Более 20 процентов статей, принадлежащих перу Эйнштейна, содержат те или иные ошибки. В нескольких случаях конечный результат верен, несмотря на погрешности. Это верный признак подлинно великих теоретиков: они руководствуются скорее интуицией, чем формализмом. В письме от 3 февраля 1915 года голландскому физику Хендрику Лоренцу Эйнштейн излагает собственную точку зрения на ошибки в научных теориях:
«Теоретик заблуждается в двух случаях.
1. Дьявол водит его за нос и заманивает ложной гипотезой. (В этом случае он заслуживает нашего сочувствия.)
2. Его аргументы небрежны и ошибочны. (В этом случае он заслуживает порки.)»
И хотя сам Эйнштейн, несомненно, совершал ошибки обеих разновидностей, несравненная физическая интуиция сплошь и рядом подсказывала ему путь к верному ответу. К несчастью, мы, простые смертные, не в силах ни имитировать, ни развить у себя подобный талант.
В 1949 году сотрудник Эйнштейна Леопольд Инфельд так писал о революционной работе Эйнштейна по космологии:
«Хотя преувеличить значение этой статьи очень трудно… изначальные идеи Эйнштейна, как видно с сегодняшней точки зрения, устарели, если не попросту ошибочны… В сущности, это очередной пример того, как неверное решение фундаментальной задачи может сыграть гораздо более важную роль, чем верное решение тривиальной, неинтересной задачи.»
Заметка Инфельда включена в том, выпущенный в честь Эйнштейна, под названием «Альберт Эйнштейн.

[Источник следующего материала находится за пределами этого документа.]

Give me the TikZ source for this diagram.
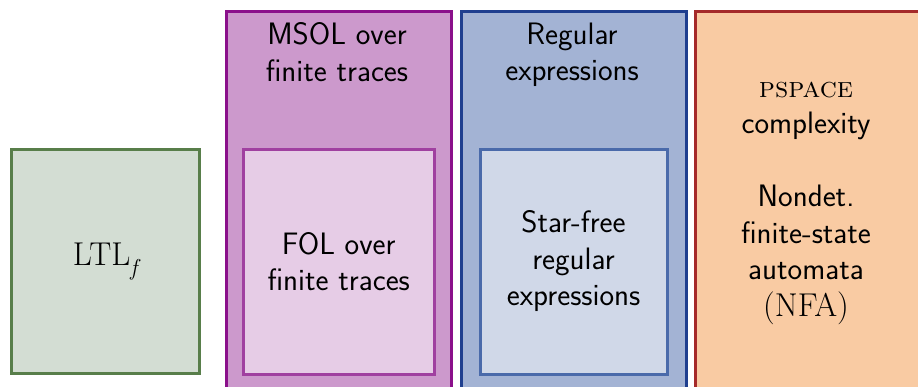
\documentclass[tikz,border=0pt]{standalone}
\begin{document}
\definecolor{ltlfill}{HTML}{D3DDD3}
\definecolor{ltldraw}{HTML}{587E4A}
\definecolor{msolfill}{HTML}{CC99CC}
\definecolor{msoldraw}{HTML}{8B108B}
\definecolor{folfill}{HTML}{E6CCE6}
\definecolor{foldraw}{HTML}{A040A0}
\definecolor{regfill}{HTML}{A3B3D4}
\definecolor{regdraw}{HTML}{1F3F8F}
\definecolor{sffill}{HTML}{D0D8E8}
\definecolor{sfdraw}{HTML}{4A6AAA}
\definecolor{psfill}{HTML}{F9CBA3}
\definecolor{psdraw}{HTML}{A52A2A}
\begin{tikzpicture}[x=1pt,y=-1pt,
  box/.style={draw, line width=3pt, inner sep=0pt, anchor=north west},
  lbl/.style={font=\sffamily\fontsize{31}{36.5}\selectfont, align=center, inner sep=0pt}]
\useasboundingbox (0,0) rectangle (918,386);
\clip (0,0) rectangle (918,386);
% LTLf
\node[box, fill=ltlfill, draw=ltldraw, minimum width=188pt, minimum height=224.5pt,
  font=\rmfamily\fontsize{33}{36}\selectfont] (ltl) at (9.5,147.5)
  {LTL\raisebox{-0.3em}{\fontsize{23}{24}\selectfont\itshape f}};
% MSOL
\node[box, fill=msolfill, draw=msoldraw, minimum width=225.5pt, minimum height=400pt] (msol) at (224.5,9.5) {};
\node[box, fill=folfill, draw=foldraw, minimum width=191.5pt, minimum height=225pt] (fol) at (241.5,147.5) {};
\node[lbl, anchor=north] (msoltxt) at (337,22.5) {MSOL over\\finite traces};
\node[lbl] (foltxt) at (fol.center) {FOL over\\finite traces};
% Regular expressions
\node[box, fill=regfill, draw=regdraw, minimum width=225.5pt, minimum height=400pt] (reg) at (459.5,9.5) {};
\node[box, fill=sffill, draw=sfdraw, minimum width=187pt, minimum height=225pt] (sf) at (478.5,147.5) {};
\node[lbl, anchor=north] (regtxt) at (572,22.5) {Regular\\expressions};
\node[lbl] (sftxt) at (sf.center) {Star-free\\regular\\expressions};
% PSPACE
\node[box, fill=psfill, draw=psdraw, minimum width=240pt, minimum height=400pt] (ps) at (693.5,9.5) {};
\node[lbl, anchor=north] (pstxt) at (806,81.5) {{\rmfamily\fontsize{29}{36.5}\selectfont\textsc{pspace}}\\complexity\\[36.5pt]Nondet.\\finite-state\\automata\\{\rmfamily\fontsize{33}{38}\selectfont (NFA)}};
\end{tikzpicture}
\end{document}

Философ и ученый» («Albert Einstein: Philosopher – Scientist»). В этой книге опубликованы работы сразу шести нобелевских лауреатов. Жорж Леметр в своей статье привел серьезные, по его мнению, доводы в пользу того, чтобы оставить космологическую постоянную в уравнениях: «История науки знает множество примеров, когда открытия совершались по причинам, которые сейчас уже не кажутся существенными. Возможно, открытие космологической постоянной – именно такой случай». Как он был прав!
Однако сам Эйнштейн все же колебался. В своих «Замечаниях к статьям, собранным в этом коллективном труде», он повторяет свои прежние доводы: «Введение подобной постоянной предполагает значительный ущерб логической простоте теории, ущерб, с неизбежностью которого, как мне представляется, можно мириться лишь в том случае, если нет причин сомневаться в статической, по сути, природе пространства». Далее Эйнштейн говорит, что после того как Хаббл открыл расширение Вселенной, а Фридман показал, что расширение возможно и в контексте первоначальных уравнений, он считает ввод лямбды «в настоящий момент [то есть в 1949 году] неоправданным». Кстати, обратите внимание, что хотя Эйнштейн писал это вскоре после переписки с Гамовым, ни малейших аллюзий на «величайший ляпсус» здесь нет.
С одной стороны, можно возразить, что Эйнштейн был прав, когда отказался добавлять в свои уравнения член, которого не требовали данные наблюдений. С другой – Эйнштейн уже упустил одну возможность предсказать расширение Вселенной, когда сослался на недостаток данных по движению звезд. Отказавшись от космологической постоянной, он упустил вторую возможность – на этот раз предсказать ускорение расширения Вселенной! Случись два таких промаха у заурядного ученого, их наверняка сочли бы недостатком интуиции, но об Эйнштейне такое едва ли можно сказать. Ошибки Эйнштейна – всего лишь напоминание, что человеческая логика не гарантирована от ляпсусов, даже если ее применяет величайший гений.
Эйнштейн размышлял над единой теорией и природой физической реальности до самого конца. Еще в 1940 году он предвидел трудности, с которыми сталкиваются современные сторонники теории струн: «Эти две системы [общая теория относительности и квантовая механика] прямо друг другу не противоречат, однако, похоже, не очень подходят для того, чтобы слиться в единую теорию». А всего за месяц до кончины поделился сомнениями в себе: «Представляется сомнительным, что [классическая] теория поля сможет принять в расчет атомную структуру вещества и излучения, а также квантовые явления». Однако некоторым утешением Эйнштейну служили слова драматурга XVIII века Готхольда Эфраима Лессинга: «Стремление к истине драгоценнее, чем ее обретение». При всех ляпсусах на памяти последних поколений никто, пожалуй, не стремился к истине больше Альберта Эйнштейна.